The analysis of the three scenarios demonstrates that the ideal configuration depends on the family’s priorities: economy, environmental performance, or energy independence. The numerical results highlight this trade-off relationship, showing a trade-off between energy autonomy and economic performance, since configurations with moderate independence from the electricity grid produce the most economical results. Based on the results obtained within the context of this study, it can be concluded that:
- (a)
The scenario with only PV production and zero energy balance emerges as the most balanced and economically advantageous solution. With relatively low investment costs, short payback periods, and substantial long-term savings, exclusively photovoltaic systems sized to meet domestic consumption offer the best overall performance. They also provide significant environmental benefits without the financial burden associated with battery storage.
- (b)
A scenario with PV generation and energy storage, while technically superior in terms of autonomy and CO2 reduction, is hampered by the high cost of batteries and their replacement. Storage becomes economically viable only when energy independence is a primary objective, such as in remote locations or in contexts where the reliability of the electricity grid is low. For typical residential consumers connected to a stable grid, the economic penalty outweighs the benefits of autonomy.
In conclusion, the evidence gathered within the scope of this study supports that increasing photovoltaic capacity is the most effective strategy for improving environmental and economic performance, while increasing battery capacity primarily aims to improve autonomy at a disproportionately high cost. For the residence analysed, the most rational solution is a well-dimensioned photovoltaic system without storage, which offers the best balance between investment, savings, and sustainability.

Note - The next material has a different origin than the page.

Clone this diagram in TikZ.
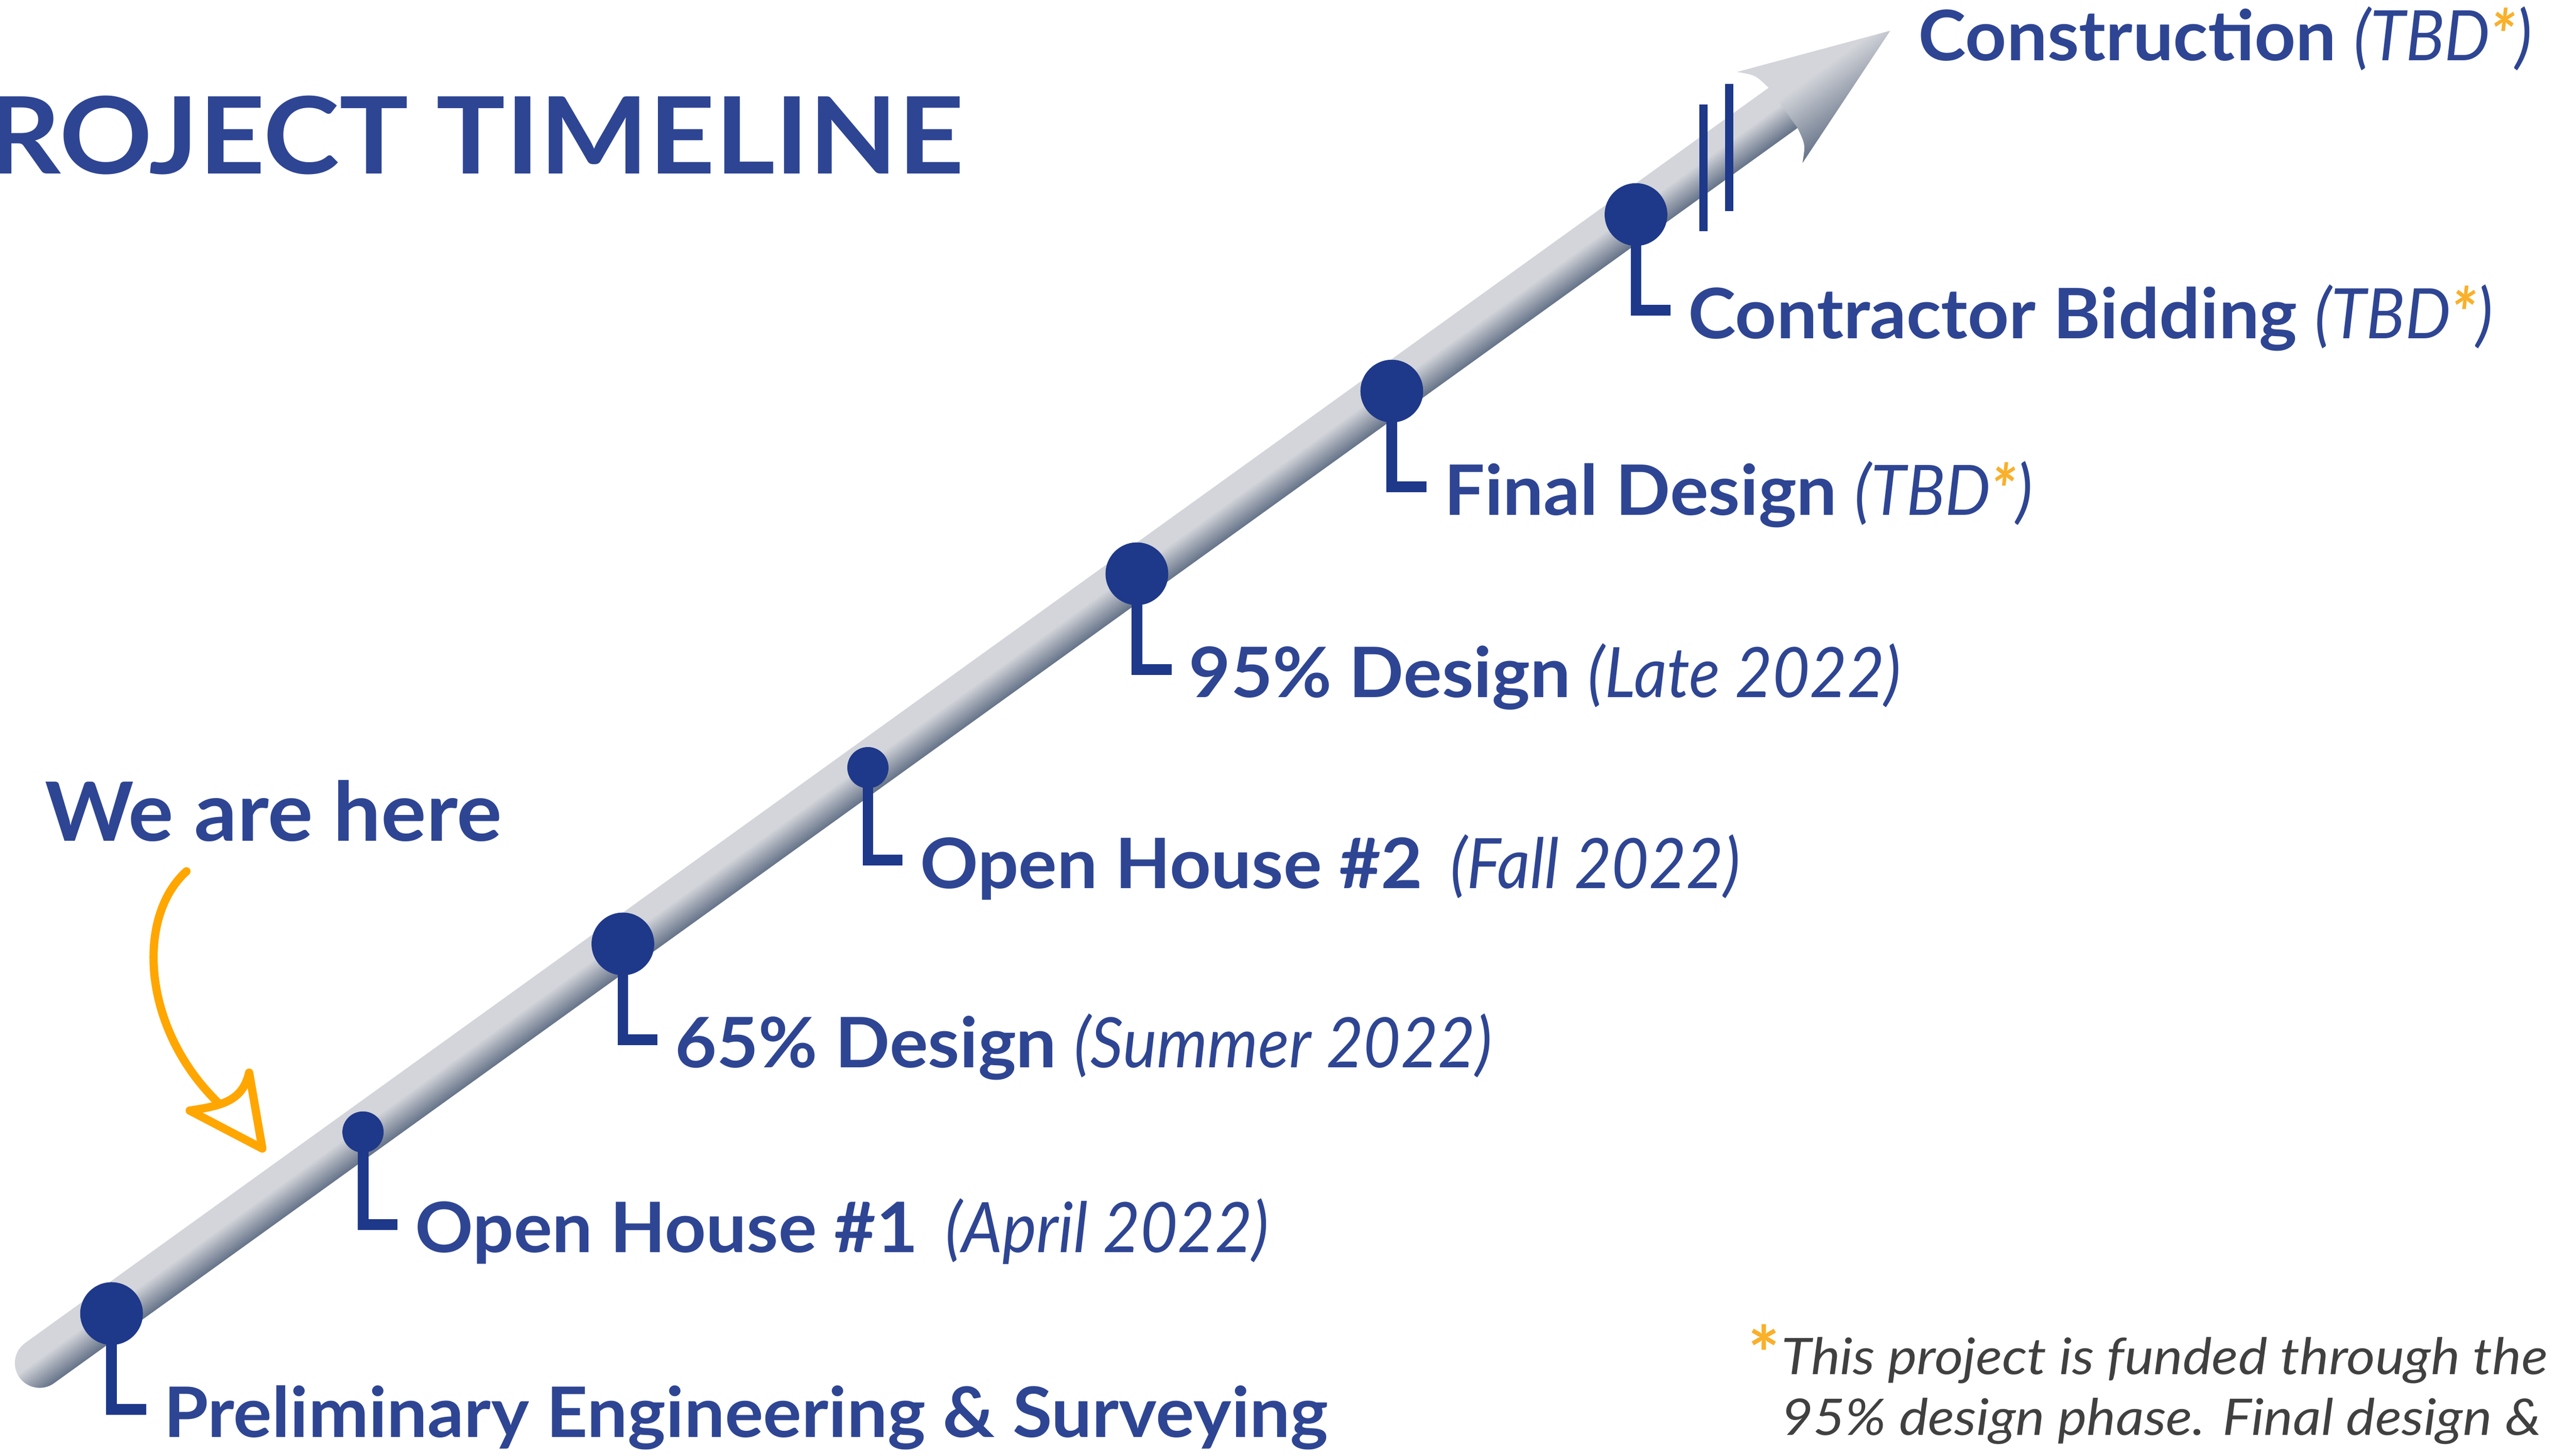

Beyond the technical and economic findings, the results have important implications for energy-poverty mitigation in Portuguese social housing. Although PV systems, particularly those without storage, significantly reduce annual electricity expenditure, the high upfront investment remains a major barrier for low-income households. This highlights the need for targeted policy measures, including dedicated funding schemes for PV installations in social housing, simplified administrative procedures, and integrated renovation programmes that combine building-envelope improvements with renewable-energy deployment. Such mechanisms would ensure that the benefits of PV adoption are accessible to vulnerable groups and would enhance the social impact and policy relevance of the proposed solutions.